The lower court judge, U.S. District Judge David Carter, a Bill Clinton appointee, argued that age was a factor in his decision.
“Thus, the downsides of regulating speech there is not as significant as it is in high schools, where students are approaching voting age and controversial speech could spark conducive conversation,” Carter wrote.
But the higher court said age is a relevant but “non-dispositive” factor.
“Disagreeing with the district court’s determination that the drawing was not protected by the First Amendment, the panel held that elementary students’ speech is protected by the First Amendment, Tinker applies in the elementary student speech context, and elementary students’ young age is a relevant, but non-dispositive, factor,” the panel wrote.
Caleb Trotter, senior attorney at the Pacific Legal Foundation, which is representing B.B. and her mother, said they were “thrilled” with the decision but that it’s “somewhat frustrating” the matter had to be litigated in the first place. “Today’s ruling affirms what should be obvious: Students don’t lose their constitutional rights just because they’re young. The Constitution protects every student’s right to free expression. No child should be punished for expressing a well-intentioned message to a friend.”
That sentiment was echoed by several First Amendment advocates in interviews with USA TODAY.
“When people say, ‘don’t make a federal case about this,’ this is the kind of thing they’re talking about not making a federal case out of,” said Adam Goldstein, vice president of strategic initiatives at the Foundation for Individual Rights and Expression.
Three cheers for the Pacific Legal Foundation, which represented the child for free.

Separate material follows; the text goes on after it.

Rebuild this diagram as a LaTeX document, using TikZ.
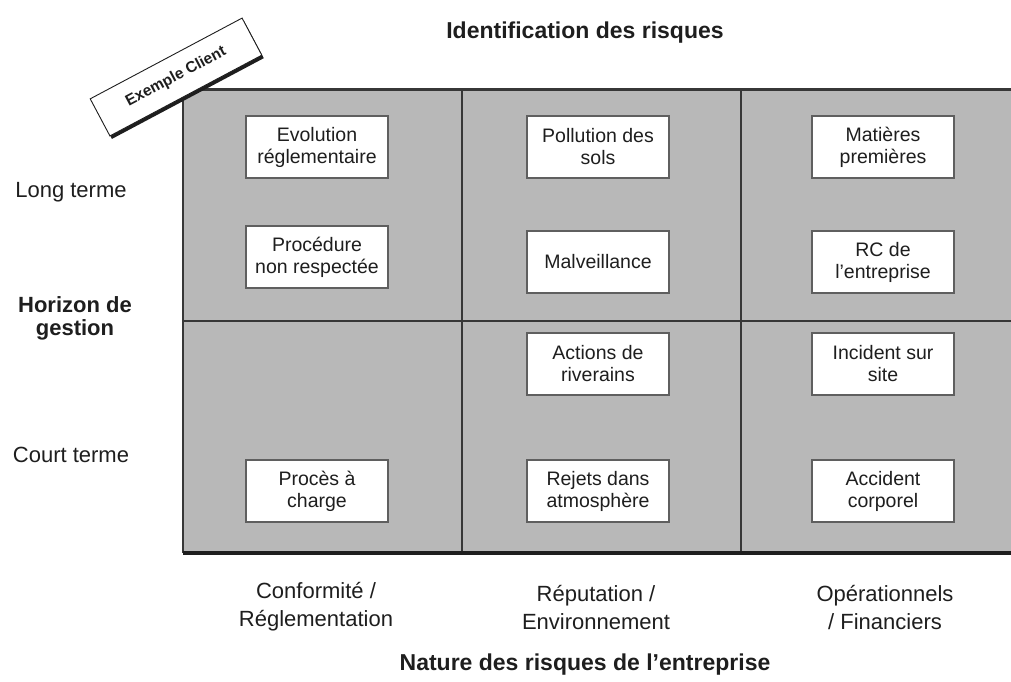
\documentclass[tikz,border=0pt]{standalone}
\usepackage{fontspec}
\setmainfont{Liberation Sans}
\usetikzlibrary{shadows}
\definecolor{cellgray}{RGB}{184,184,184}
\definecolor{rulegray}{RGB}{55,55,55}
\definecolor{inkgray}{RGB}{30,30,30}
\tikzset{
  riskbox/.style={draw=rulegray!80, line width=1.1pt, fill=white,
    minimum width=142pt, minimum height=62pt, inner sep=0pt,
    align=center, text=inkgray, font=\fontsize{19.5}{22}\selectfont},
  axislabel/.style={align=center, text=inkgray, font=\fontsize{22}{28}\selectfont},
  axistitle/.style={align=center, text=inkgray, font=\fontsize{23}{24}\selectfont\bfseries},
  tagbox/.style={draw=inkgray, line width=0.9pt, fill=white, rotate=28,
    minimum width=172pt, minimum height=42pt, inner sep=0pt,
    font=\fontsize{15.5}{18}\selectfont\bfseries, text=inkgray,
    drop shadow={shadow xshift=2pt, shadow yshift=-3pt, opacity=1, fill=inkgray}},
  divider/.style={draw=rulegray, line width=2pt}
}
\begin{document}
\begin{tikzpicture}[x=1pt, y=-1pt]
\useasboundingbox (0,0) rectangle (1011,681);

% matrix background and rules
\fill[cellgray] (183,89) rectangle (1011,553);
\draw[divider] (183,89) -- (183,553);
\draw[divider] (462,89) -- (462,553);
\draw[divider] (741,89) -- (741,553);
\draw[divider] (183,321) -- (1011,321);
\draw[draw=rulegray, line width=3pt] (183,89) -- (1011,89);
\draw[draw=inkgray, line width=4pt] (183,553) -- (1011,553);

% risks
\node[riskbox] (evol) at (317,147) {Evolution\\réglementaire};
\node[riskbox] (proc) at (317,257) {Procédure\\non respectée};
\node[riskbox] (charge) at (317,491) {Procès à\\charge};
\node[riskbox] (sols) at (598,147) {Pollution des\\sols};
\node[riskbox] (malv) at (598,262) {Malveillance};
\node[riskbox] (riv) at (598,364) {Actions de\\riverains};
\node[riskbox] (rejets) at (598,491) {Rejets dans\\atmosphère};
\node[riskbox] (mat) at (883,147) {Matières\\premières};
\node[riskbox] (rc) at (883,262) {RC de\\l'entreprise};
\node[riskbox] (incid) at (883,364) {Incident sur\\site};
\node[riskbox] (accid) at (883,491) {Accident\\corporel};

% axes
\node[axistitle] (ident) at (585,33) {Identification des risques};
\node[axislabel] (long) at (71,192) {Long terme};
\node[axistitle, font=\fontsize{22}{23}\selectfont\bfseries] (horiz) at (75,318) {Horizon de\\gestion};
\node[axislabel] (court) at (71,455) {Court terme};
\node[axislabel] (conf) at (316,607) {Conformité /\\Réglementation};
\node[axislabel] (rep) at (596,607) {Réputation /\\Environnement};
\node[axislabel] (oper) at (885,607) {Opérationnels\\/ Financiers};
\node[axistitle] (nature) at (585,665) {Nature des risques de l’entreprise};

% tag
\node[tagbox] (tag) at (176,77) {Exemple Client};
\end{tikzpicture}
\end{document}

As an aside, I received an email from them some years ago (unsolicited — I don’t know how they found my blog) after the National Association of Realtors announced a new rule that would punish members who published “offensive” material, even on non-related social media. The foundation’s attorney encouraged me to alert them if the NAR came after me, because “we’re looking for test cases like this.” No such complaint has surfaced, yet, but I’ve saved the Foundation’s number.